SIRAT
- Colin Fraser
- Feb 26
- 2 min read

FOUR STARS In the crowd at a desert rave, a father is looking for his missing daughter.
DRAMA SPAIN Spanish #SIRAT Starring Sergi López, Bruno Núñez Arjona
In some rock strewn corner of a Moroccan desert, a rave is taking place. A father hauls his young son through the crowd, chasing rumours of a missing daughter he hopes to find. When rumours that a war has started in the ‘real world’, he falls in with a ragged convoy as they drift from one dust-blown gathering to the next. He hopes to find his daughter, they hope to avoid authority (and accountability). Perhaps they simply hope to survive.

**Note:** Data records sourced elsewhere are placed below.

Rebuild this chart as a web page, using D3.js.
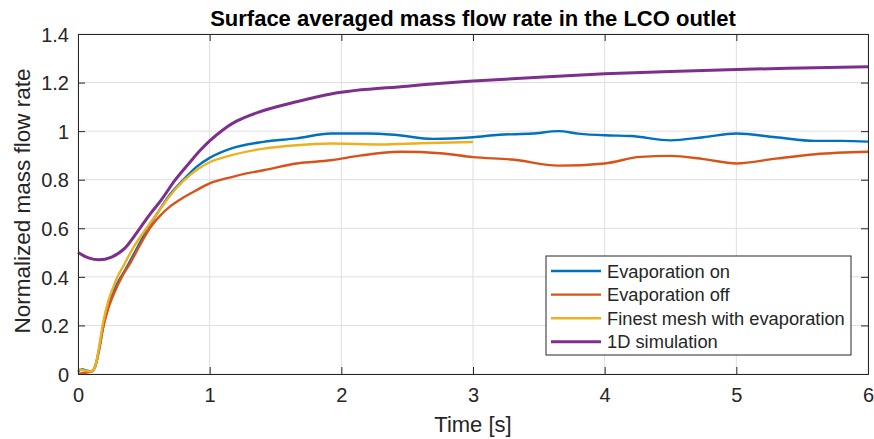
<!DOCTYPE html>
<html>
<head>
<meta charset="utf-8">
<script src="https://cdn.jsdelivr.net/npm/d3@7"></script>
<style>
  body { margin: 0; background: #fff; }
  text { font-family: "Liberation Sans", Arial, sans-serif; fill: #262626; }
</style>
</head>
<body>
<script>
// values
var xTicks = [0, 1, 2, 3, 4, 5, 6];
var yTicks = [0, 0.2, 0.4, 0.6, 0.8, 1, 1.2, 1.4];
var seriesNames = ["Evaporation on", "Evaporation off", "Finest mesh with evaporation", "1D simulation"];
var seriesColors = ["#0072BD", "#D95319", "#EDB120", "#7E2F8E"];

var tOn = [0, 0.03, 0.06, 0.1, 0.13, 0.16, 0.19, 0.23, 0.27, 0.31, 0.36, 0.43, 0.53, 0.6, 0.7, 0.8, 0.9, 1.0, 1.16, 1.41, 1.66, 1.92, 2.2, 2.4, 2.7, 3.0, 3.2, 3.45, 3.65, 3.8, 4.0, 4.2, 4.5, 4.75, 5.0, 5.3, 5.6, 5.8, 6.0];
var vOn = [0.01, 0.02, 0.015, 0.01, 0.03, 0.10, 0.19, 0.28, 0.34, 0.385, 0.43, 0.50, 0.60, 0.66, 0.74, 0.80, 0.853, 0.89, 0.928, 0.956, 0.97, 0.99, 0.99, 0.985, 0.968, 0.975, 0.985, 0.99, 1.0, 0.99, 0.983, 0.98, 0.962, 0.975, 0.99, 0.975, 0.96, 0.96, 0.957];

var tOff = [0, 0.05, 0.1, 0.13, 0.16, 0.19, 0.23, 0.28, 0.333, 0.4, 0.47, 0.545, 0.62, 0.7, 0.78, 0.9, 1.0, 1.16, 1.28, 1.41, 1.66, 1.92, 2.15, 2.45, 2.75, 3.0, 3.3, 3.65, 4.0, 4.27, 4.5, 4.75, 5.0, 5.3, 5.6, 6.0];
var vOff = [0.0, 0.005, 0.01, 0.03, 0.10, 0.19, 0.27, 0.34, 0.40, 0.46, 0.53, 0.60, 0.65, 0.69, 0.72, 0.757, 0.785, 0.81, 0.826, 0.839, 0.867, 0.88, 0.90, 0.915, 0.909, 0.893, 0.883, 0.858, 0.867, 0.894, 0.898, 0.885, 0.867, 0.887, 0.905, 0.915];

var tFine = [0, 0.05, 0.1, 0.13, 0.16, 0.19, 0.23, 0.27, 0.3, 0.35, 0.42, 0.52, 0.6, 0.7, 0.8, 0.9, 1.0, 1.16, 1.41, 1.66, 1.92, 2.3, 2.6, 3.0];
var vFine = [0.02, 0.015, 0.01, 0.03, 0.11, 0.21, 0.30, 0.36, 0.40, 0.45, 0.52, 0.60, 0.66, 0.735, 0.795, 0.84, 0.872, 0.90, 0.928, 0.942, 0.949, 0.945, 0.95, 0.955];

var t1D = [0, 0.08, 0.16, 0.25, 0.35, 0.47, 0.55, 0.63, 0.737, 0.85, 0.93, 1.0, 1.1, 1.2, 1.3, 1.41, 1.66, 1.92, 2.5, 3.0, 3.5, 4.0, 4.5, 5.0, 5.5, 6.0];
var v1D = [0.5, 0.478, 0.47, 0.48, 0.515, 0.60, 0.66, 0.715, 0.798, 0.872, 0.922, 0.96, 1.005, 1.04, 1.064, 1.085, 1.121, 1.153, 1.185, 1.206, 1.222, 1.236, 1.246, 1.254, 1.26, 1.265];

var svgWidth = 874, svgHeight = 439;
var margin = { top: 34, right: 6, bottom: 65, left: 78 };
var width = 868 - margin.left;
var height = 374 - margin.top;

var svg = d3.select("body").append("svg")
  .attr("width", svgWidth)
  .attr("height", svgHeight);

var chartGroup = svg.append("g")
  .attr("transform", `translate(${margin.left}, ${margin.top})`);

var x = d3.scaleLinear().domain([0, 6]).range([0, width]);
var y = d3.scaleLinear().domain([0, 1.4]).range([height, 0]);

// grid
chartGroup.append("g").selectAll("line").data(xTicks).enter().append("line")
  .attr("x1", d => x(d)).attr("x2", d => x(d))
  .attr("y1", 0).attr("y2", height)
  .attr("stroke", "#dfdfdf");
chartGroup.append("g").selectAll("line").data(yTicks).enter().append("line")
  .attr("y1", d => y(d)).attr("y2", d => y(d))
  .attr("x1", 0).attr("x2", width)
  .attr("stroke", "#dfdfdf");

// series
var series = [
  { t: tOn, v: vOn },
  { t: tOff, v: vOff },
  { t: tFine, v: vFine },
  { t: t1D, v: v1D }
];
var line = d3.line()
  .x(d => x(d[0]))
  .y(d => y(d[1]))
  .curve(d3.curveMonotoneX);

series.forEach(function(s, i) {
  var pts = s.t.map((t, j) => [t, s.v[j]]);
  chartGroup.append("path")
    .datum(pts)
    .attr("d", line)
    .attr("fill", "none")
    .attr("stroke", seriesColors[i])
    .attr("stroke-width", i == 3 ? 3 : 2.4)
    .attr("stroke-linejoin", "round");
});

// axes (box with inward ticks)
var bottomAxis = d3.axisBottom(x).tickValues(xTicks).tickSize(-7).tickPadding(14).tickFormat(d3.format("d"));
var leftAxis = d3.axisLeft(y).tickValues(yTicks).tickSize(-7).tickPadding(9).tickFormat(d => d3.format("")(d));
var topAxis = d3.axisTop(x).tickValues(xTicks).tickSize(-7).tickFormat("");
var rightAxis = d3.axisRight(y).tickValues(yTicks).tickSize(-7).tickFormat("");

var xAxis = chartGroup.append("g").attr("transform", `translate(0, ${height})`).call(bottomAxis);
var yAxis = chartGroup.append("g").call(leftAxis);
chartGroup.append("g").call(topAxis);
chartGroup.append("g").attr("transform", `translate(${width}, 0)`).call(rightAxis);

chartGroup.selectAll(".domain").attr("stroke", "#262626").attr("stroke-width", 1);
chartGroup.selectAll(".tick line").attr("stroke", "#262626");
chartGroup.selectAll(".tick text").style("font-size", "20px").attr("fill", "#262626")
  .style("font-family", "'Liberation Sans', Arial, sans-serif");
yAxis.selectAll(".tick text").attr("dy", "0.36em");

// legend
var legend = svg.append("g").attr("transform", "translate(546, 256)");
legend.append("rect")
  .attr("width", 305).attr("height", 99)
  .attr("fill", "#fff").attr("stroke", "#262626").attr("stroke-width", 1);
seriesNames.forEach(function(name, i) {
  var ly = 15 + i * 23.6;
  legend.append("line")
    .attr("x1", 5).attr("x2", 55).attr("y1", ly).attr("y2", ly)
    .attr("stroke", seriesColors[i]).attr("stroke-width", i == 3 ? 3 : 2.4);
  legend.append("text")
    .attr("x", 61).attr("y", ly).attr("dy", "0.36em")
    .style("font-size", "18.3px")
    .text(name);
});

// labels
svg.append("text")
  .attr("x", margin.left + width / 2).attr("y", 26)
  .attr("text-anchor", "middle")
  .style("font-size", "22px").style("font-weight", "bold")
  .style("fill", "#000")
  .text("Surface averaged mass flow rate in the LCO outlet");

svg.append("text")
  .attr("x", margin.left + width / 2).attr("y", 432)
  .attr("text-anchor", "middle")
  .style("font-size", "22px")
  .text("Time [s]");

svg.append("text")
  .attr("transform", "rotate(-90)")
  .attr("x", -201).attr("y", 30)
  .attr("text-anchor", "middle")
  .style("font-size", "22.5px")
  .text("Normalized mass flow rate");
</script>
</body>
</html>
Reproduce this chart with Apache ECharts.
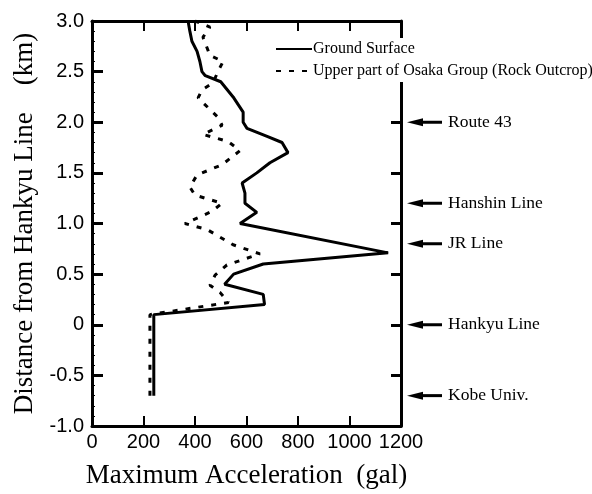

SIRAT begins as a quest but soon becomes something looser, stranger, and considerably less survivable. Director Oliver Laxe doesn’t so much guide his film as pin it down, daring it to wriggle free. His style is confrontational; scenes stretch into the realm of uncomfortable with a sound design pulsing like a constant threat. He uses the desert not as a mere backdrop, it’s a controlling force. Think MAD MAX goes to a rave where the location is judge, jury, and likely executioner.
When tragedy strikes in the most shocking way (you will squirm, you will gasp), and the missing daughter - initially a narrative anchor - begins to recede, the film becomes more diffuse and unsettling. The group shrinks and intentions blur, their journey feels less like a quest and as they forfeit control, and purpose begins to rot in the heat.

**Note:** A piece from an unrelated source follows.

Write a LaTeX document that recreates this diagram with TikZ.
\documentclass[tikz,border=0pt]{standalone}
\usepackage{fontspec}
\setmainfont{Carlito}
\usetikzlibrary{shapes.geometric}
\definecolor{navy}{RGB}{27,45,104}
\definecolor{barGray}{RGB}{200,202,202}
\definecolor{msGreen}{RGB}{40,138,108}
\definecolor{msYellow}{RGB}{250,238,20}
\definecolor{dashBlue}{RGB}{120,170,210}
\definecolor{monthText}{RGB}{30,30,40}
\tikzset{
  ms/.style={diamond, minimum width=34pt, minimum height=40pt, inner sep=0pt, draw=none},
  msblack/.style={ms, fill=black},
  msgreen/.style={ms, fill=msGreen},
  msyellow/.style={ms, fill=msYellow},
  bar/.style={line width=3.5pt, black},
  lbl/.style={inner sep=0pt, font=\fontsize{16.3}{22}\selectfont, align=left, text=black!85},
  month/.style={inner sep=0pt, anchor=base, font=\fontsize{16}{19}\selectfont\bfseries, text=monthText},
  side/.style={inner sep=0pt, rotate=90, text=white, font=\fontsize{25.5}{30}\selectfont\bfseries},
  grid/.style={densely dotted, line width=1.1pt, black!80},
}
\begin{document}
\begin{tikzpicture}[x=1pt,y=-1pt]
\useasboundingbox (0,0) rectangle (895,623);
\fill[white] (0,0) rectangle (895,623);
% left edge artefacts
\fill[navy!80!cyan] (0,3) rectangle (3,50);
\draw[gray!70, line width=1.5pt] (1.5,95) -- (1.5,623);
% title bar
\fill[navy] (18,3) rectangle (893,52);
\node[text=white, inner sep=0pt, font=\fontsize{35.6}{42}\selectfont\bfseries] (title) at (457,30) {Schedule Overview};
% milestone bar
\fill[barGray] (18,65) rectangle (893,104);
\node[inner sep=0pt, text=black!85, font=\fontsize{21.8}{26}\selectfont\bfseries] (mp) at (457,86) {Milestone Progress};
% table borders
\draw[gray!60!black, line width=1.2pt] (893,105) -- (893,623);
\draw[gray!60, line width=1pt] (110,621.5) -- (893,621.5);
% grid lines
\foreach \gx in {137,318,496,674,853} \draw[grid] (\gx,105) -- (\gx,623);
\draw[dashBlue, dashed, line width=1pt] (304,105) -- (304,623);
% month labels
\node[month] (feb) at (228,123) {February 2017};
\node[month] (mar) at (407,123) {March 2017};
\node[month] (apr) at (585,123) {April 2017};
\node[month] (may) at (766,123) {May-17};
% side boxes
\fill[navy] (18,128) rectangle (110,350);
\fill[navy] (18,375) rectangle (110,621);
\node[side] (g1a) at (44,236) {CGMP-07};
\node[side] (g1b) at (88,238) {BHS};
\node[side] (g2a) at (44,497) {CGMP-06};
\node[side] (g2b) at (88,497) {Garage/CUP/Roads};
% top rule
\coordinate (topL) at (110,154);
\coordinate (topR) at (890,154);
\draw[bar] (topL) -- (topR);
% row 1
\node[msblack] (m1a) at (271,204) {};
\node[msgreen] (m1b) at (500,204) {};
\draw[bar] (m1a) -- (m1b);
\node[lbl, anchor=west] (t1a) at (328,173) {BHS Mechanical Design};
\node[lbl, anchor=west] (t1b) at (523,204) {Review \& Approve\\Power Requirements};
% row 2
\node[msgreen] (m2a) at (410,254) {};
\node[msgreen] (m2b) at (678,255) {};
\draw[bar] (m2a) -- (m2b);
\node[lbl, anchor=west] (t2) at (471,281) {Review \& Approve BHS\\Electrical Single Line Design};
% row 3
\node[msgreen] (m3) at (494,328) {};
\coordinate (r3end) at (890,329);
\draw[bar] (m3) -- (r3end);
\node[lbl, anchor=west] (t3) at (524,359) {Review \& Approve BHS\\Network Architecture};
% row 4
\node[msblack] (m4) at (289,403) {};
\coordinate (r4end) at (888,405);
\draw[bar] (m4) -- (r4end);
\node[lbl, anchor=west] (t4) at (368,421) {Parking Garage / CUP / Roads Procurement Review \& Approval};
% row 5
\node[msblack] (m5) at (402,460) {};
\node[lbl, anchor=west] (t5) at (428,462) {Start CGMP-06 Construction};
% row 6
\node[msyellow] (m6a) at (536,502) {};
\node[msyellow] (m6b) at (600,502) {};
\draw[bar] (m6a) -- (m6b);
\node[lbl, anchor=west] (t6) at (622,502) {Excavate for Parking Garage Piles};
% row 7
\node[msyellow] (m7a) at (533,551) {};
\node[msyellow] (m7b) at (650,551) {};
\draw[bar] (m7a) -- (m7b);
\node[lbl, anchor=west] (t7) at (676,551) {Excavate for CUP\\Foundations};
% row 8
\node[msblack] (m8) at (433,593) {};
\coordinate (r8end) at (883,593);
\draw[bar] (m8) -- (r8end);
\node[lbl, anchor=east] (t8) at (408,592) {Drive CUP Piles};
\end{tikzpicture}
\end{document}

Clearly this isn’t a romanticised view of dance culture. Laxe eyes his drifters with a degree of scepticism, gently puncturing notions of spiritual escape, communal purity, and desert-born enlightenment. They’re not dancing, merely twitching in the sun. No one here is quite as profound as they think they are.

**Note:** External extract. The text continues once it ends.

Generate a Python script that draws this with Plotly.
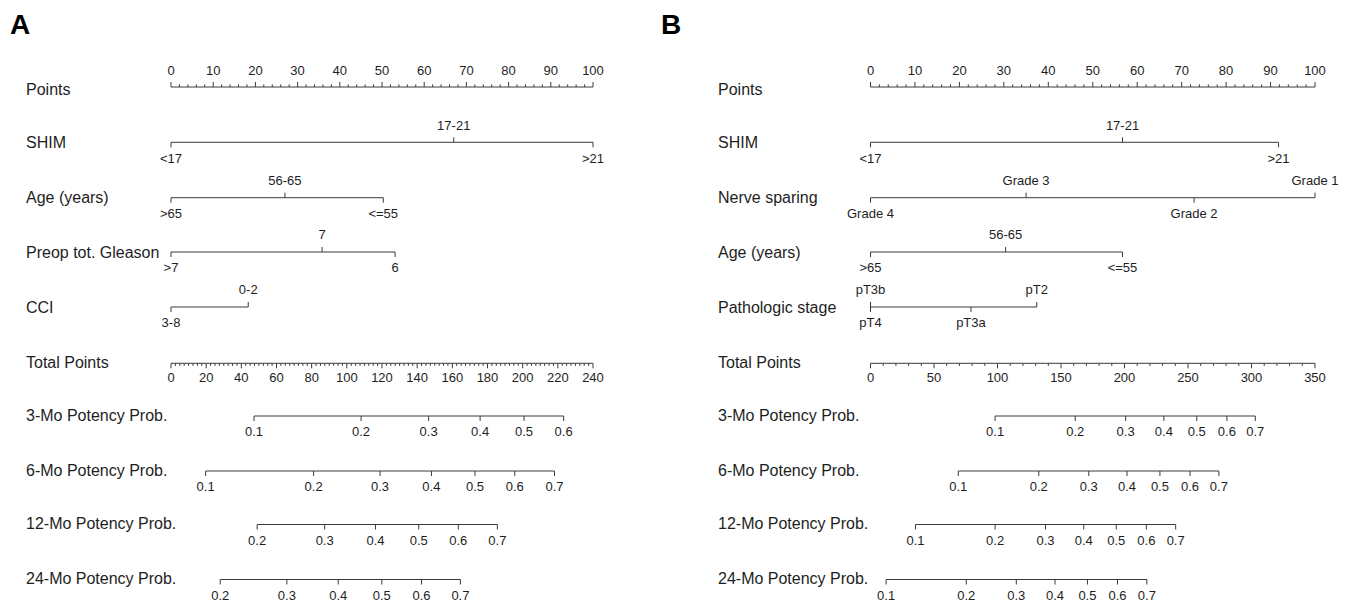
import plotly.graph_objects as go

# ------------------------------------------------------------------
# DATA
# ------------------------------------------------------------------
# Panel A
a_points_ticks = [0, 10, 20, 30, 40, 50, 60, 70, 80, 90, 100]

a_shim_labels = ["<17", "17-21", ">21"]
a_shim_pts = [0, 67.0, 100]
a_age_labels = [">65", "56-65", "<=55"]
a_age_pts = [0, 27.0, 50.3]
a_gleason_labels = [">7", "7", "6"]
a_gleason_pts = [0, 35.8, 53.1]
a_cci_labels = ["3-8", "0-2"]
a_cci_pts = [0, 18.3]

a_total_max = 240
a_total_ticks = [0, 20, 40, 60, 80, 100, 120, 140, 160, 180, 200, 220, 240]

a_prob3_labels = ["0.1", "0.2", "0.3", "0.4", "0.5", "0.6"]
a_prob3_tp = [47.2, 108.1, 146.5, 175.8, 200.8, 223.3]
a_prob6_labels = ["0.1", "0.2", "0.3", "0.4", "0.5", "0.6", "0.7"]
a_prob6_tp = [19.7, 81.1, 118.9, 148.1, 172.9, 195.5, 218.1]
a_prob12_labels = ["0.2", "0.3", "0.4", "0.5", "0.6", "0.7"]
a_prob12_tp = [49.0, 87.4, 116.3, 140.9, 163.4, 185.6]
a_prob24_labels = ["0.2", "0.3", "0.4", "0.5", "0.6", "0.7"]
a_prob24_tp = [28.0, 65.9, 95.1, 119.9, 142.5, 164.6]

# Panel B
b_points_ticks = [0, 10, 20, 30, 40, 50, 60, 70, 80, 90, 100]

b_shim_labels = ["<17", "17-21", ">21"]
b_shim_pts = [0, 56.7, 91.8]
b_nerve_labels = ["Grade 4", "Grade 3", "Grade 2", "Grade 1"]
b_nerve_pts = [0, 35.0, 72.8, 100]
b_age_labels = [">65", "56-65", "<=55"]
b_age_pts = [0, 30.4, 56.7]
b_stage_labels = ["pT4", "pT3b", "pT3a", "pT2"]
b_stage_pts = [0, 0, 22.6, 37.4]

b_total_max = 350
b_total_ticks = [0, 50, 100, 150, 200, 250, 300, 350]

b_prob_labels = ["0.1", "0.2", "0.3", "0.4", "0.5", "0.6", "0.7"]
b_prob3_tp = [98.1, 161.2, 200.9, 231.0, 256.9, 280.6, 303.0]
b_prob6_tp = [69.1, 132.5, 171.9, 202.0, 227.9, 251.6, 274.3]
b_prob12_tp = [35.4, 98.1, 137.8, 167.9, 193.5, 217.2, 240.3]
b_prob24_tp = [12.3, 75.4, 114.8, 145.3, 170.8, 194.5, 217.6]

# ------------------------------------------------------------------
# LAYOUT / STYLE
# ------------------------------------------------------------------
PAGE_W, PAGE_H = 1353, 605
OFF = 8                      # default body margin of the html page
W, H = PAGE_W - OFF, PAGE_H - OFF
FONT = "Liberation Sans, Arial, Helvetica, sans-serif"
LINE_COLOR = "#3a3a3a"
TEXT_COLOR = "#1e1e1e"
LABEL_SIZE = 16
TICK_SIZE = 13
TICK_LEN = 5
MINOR_LEN = 2.6

# label side for each tick of the variable axes ("a" above, "b" below)
side_a = {
    "SHIM": ["b", "a", "b"],
    "Age (years)": ["b", "a", "b"],
    "Preop tot. Gleason": ["b", "a", "b"],
    "CCI": ["b", "a"],
}
side_b = {
    "SHIM": ["b", "a", "b"],
    "Nerve sparing": ["b", "a", "b", "a"],
    "Age (years)": ["b", "a", "b"],
    "Pathologic stage": ["b", "a", "b", "a"],
}

# row baselines in page pixel rows (y axis is pixel-like)
ROW_POINTS = 87
ROW_VARS = [142.3, 197.7, 252, 307]
ROW_TOTAL = 363.3
ROW_PROBS = [416, 471, 524.5, 579.5]

# panel geometry in page pixels: points 0 / 100 positions, label column x
PANELS = {
    "A": dict(domain=[0, 0.5], p0=171.0, p100=593.0, label_x=24, letter_x=8),
    "B": dict(domain=[0.5, 1.0], p0=870.5, p100=1315.0, label_x=716, letter_x=659),
}

fig = go.Figure()


def add_segments(segs, xa, ya="y"):
    xs, ys = [], []
    for (x0, y0, x1, y1) in segs:
        xs += [x0, x1, None]
        ys += [y0, y1, None]
    fig.add_trace(go.Scatter(x=xs, y=ys, mode="lines", xaxis=xa, yaxis=ya,
                             line=dict(color=LINE_COLOR, width=1),
                             hoverinfo="skip", showlegend=False))


def add_texts(xs, ys, texts, xa, size=TICK_SIZE):
    fig.add_trace(go.Scatter(x=xs, y=ys, text=texts, mode="text", xaxis=xa,
                             yaxis="y", textposition="middle center",
                             textfont=dict(family=FONT, size=size, color=TEXT_COLOR),
                             hoverinfo="skip", showlegend=False))


def build_panel(key, xa, points_ticks, variables, sides, total_max, total_ticks,
                total_minor_step, probs):
    g = PANELS[key]
    segs = []
    txt_x, txt_y, txt = [], [], []

    # Points axis (ticks up, labels above)
    segs.append((points_ticks[0], ROW_POINTS, points_ticks[-1], ROW_POINTS))
    for v in points_ticks:
        segs.append((v, ROW_POINTS, v, ROW_POINTS - TICK_LEN))
        txt_x.append(v); txt_y.append(ROW_POINTS - 15); txt.append(str(v))
    step = (points_ticks[1] - points_ticks[0]) / 5
    k = 1
    while k * step < points_ticks[-1]:
        v = k * step
        if k % 5:
            segs.append((v, ROW_POINTS, v, ROW_POINTS - MINOR_LEN))
        k += 1

    # variable axes
    for row_y, (name, labels, pts) in zip(ROW_VARS, variables):
        segs.append((min(pts), row_y, max(pts), row_y))
        for lab, p, s in zip(labels, pts, sides[name]):
            if s == "a":
                segs.append((p, row_y, p, row_y - TICK_LEN))
                txt_x.append(p); txt_y.append(row_y - 16)
            else:
                segs.append((p, row_y, p, row_y + TICK_LEN))
                txt_x.append(p); txt_y.append(row_y + 17)
            txt.append(lab)

    # Total points axis (ticks down, labels below)
    scale = 100.0 / total_max
    segs.append((0, ROW_TOTAL, total_max * scale, ROW_TOTAL))
    for v in total_ticks:
        segs.append((v * scale, ROW_TOTAL, v * scale, ROW_TOTAL + TICK_LEN))
        txt_x.append(v * scale); txt_y.append(ROW_TOTAL + 15); txt.append(str(v))
    k = 1
    major = total_ticks[1] - total_ticks[0]
    while k * total_minor_step < total_max:
        v = k * total_minor_step
        if abs(v / major - round(v / major)) > 1e-9:
            segs.append((v * scale, ROW_TOTAL, v * scale, ROW_TOTAL + MINOR_LEN))
        k += 1

    # probability axes
    for row_y, (name, labels, tps) in zip(ROW_PROBS, probs):
        xs = [t * scale for t in tps]
        segs.append((xs[0], row_y, xs[-1], row_y))
        for lab, x in zip(labels, xs):
            segs.append((x, row_y, x, row_y + TICK_LEN))
            txt_x.append(x); txt_y.append(row_y + 17); txt.append(lab)

    add_segments(segs, xa)
    add_texts(txt_x, txt_y, txt, xa)

    # row labels (left column) as annotations
    names = (["Points"] + [v[0] for v in variables] + ["Total Points"]
             + [p[0] for p in probs])
    rows = [ROW_POINTS + 2] + ROW_VARS + [ROW_TOTAL - 1] + [r - 1 for r in ROW_PROBS]
    for n, r in zip(names, rows):
        fig.add_annotation(x=(g["label_x"] - OFF) / W, xref="paper", y=r, yref="y",
                           text=n, showarrow=False, xanchor="left", yanchor="middle",
                           font=dict(family=FONT, size=LABEL_SIZE, color=TEXT_COLOR))
    fig.add_annotation(x=(g["letter_x"] - OFF) / W, xref="paper", y=24, yref="y",
                       text="<b>%s</b>" % key, showarrow=False, xanchor="left",
                       yanchor="middle",
                       font=dict(family=FONT, size=28, color="#000000"))


build_panel(
    "A", "x", a_points_ticks,
    [("SHIM", a_shim_labels, a_shim_pts),
     ("Age (years)", a_age_labels, a_age_pts),
     ("Preop tot. Gleason", a_gleason_labels, a_gleason_pts),
     ("CCI", a_cci_labels, a_cci_pts)],
    side_a, a_total_max, a_total_ticks, 2.5,
    [("3-Mo Potency Prob.", a_prob3_labels, a_prob3_tp),
     ("6-Mo Potency Prob.", a_prob6_labels, a_prob6_tp),
     ("12-Mo Potency Prob.", a_prob12_labels, a_prob12_tp),
     ("24-Mo Potency Prob.", a_prob24_labels, a_prob24_tp)],
)

build_panel(
    "B", "x2", b_points_ticks,
    [("SHIM", b_shim_labels, b_shim_pts),
     ("Nerve sparing", b_nerve_labels, b_nerve_pts),
     ("Age (years)", b_age_labels, b_age_pts),
     ("Pathologic stage", b_stage_labels, b_stage_pts)],
    side_b, b_total_max, b_total_ticks, 10,
    [("3-Mo Potency Prob.", b_prob_labels, b_prob3_tp),
     ("6-Mo Potency Prob.", b_prob_labels, b_prob6_tp),
     ("12-Mo Potency Prob.", b_prob_labels, b_prob12_tp),
     ("24-Mo Potency Prob.", b_prob_labels, b_prob24_tp)],
)


def axis_range(g):
    k = (g["p100"] - g["p0"]) / 100.0
    width = (g["domain"][1] - g["domain"][0]) * W
    left_px = g["domain"][0] * W + OFF
    r0 = -(g["p0"] - left_px) / k
    return [r0, r0 + width / k]


hidden = dict(visible=False, showgrid=False, zeroline=False, fixedrange=True)
fig.update_layout(
    width=W, height=H,
    margin=dict(l=0, r=0, t=0, b=0),
    paper_bgcolor="white", plot_bgcolor="white",
    showlegend=False,
    xaxis=dict(domain=PANELS["A"]["domain"], range=axis_range(PANELS["A"]), **hidden),
    xaxis2=dict(domain=PANELS["B"]["domain"], range=axis_range(PANELS["B"]), **hidden),
    yaxis=dict(domain=[0, 1], range=[PAGE_H, OFF], **hidden),
)

fig.write_html("out.html")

There are many appealing production choices, from sunburnt cinematography to the relentless soundscape but it is casting that is a quiet masterstroke. Laxe has resisted polished screen presence in favour of worn, occasionally confronting faces that feel entirely real (Burning Man turned up to eleven). It’s a decision that underpins the film's surreal quality and raises the stakes when their world folds in on itself.
As the story opens out to it’s visceral conclusion, SIRAT has become both monstrous and grimly believable. Here’s a film that doesn’t pull its punches and, in fairness, is not for everyone. It's not for many to be honest. Yet in its own dust-choked way, the extraordinarily punishing experience is a deeply human and unexpectedly rewarding one.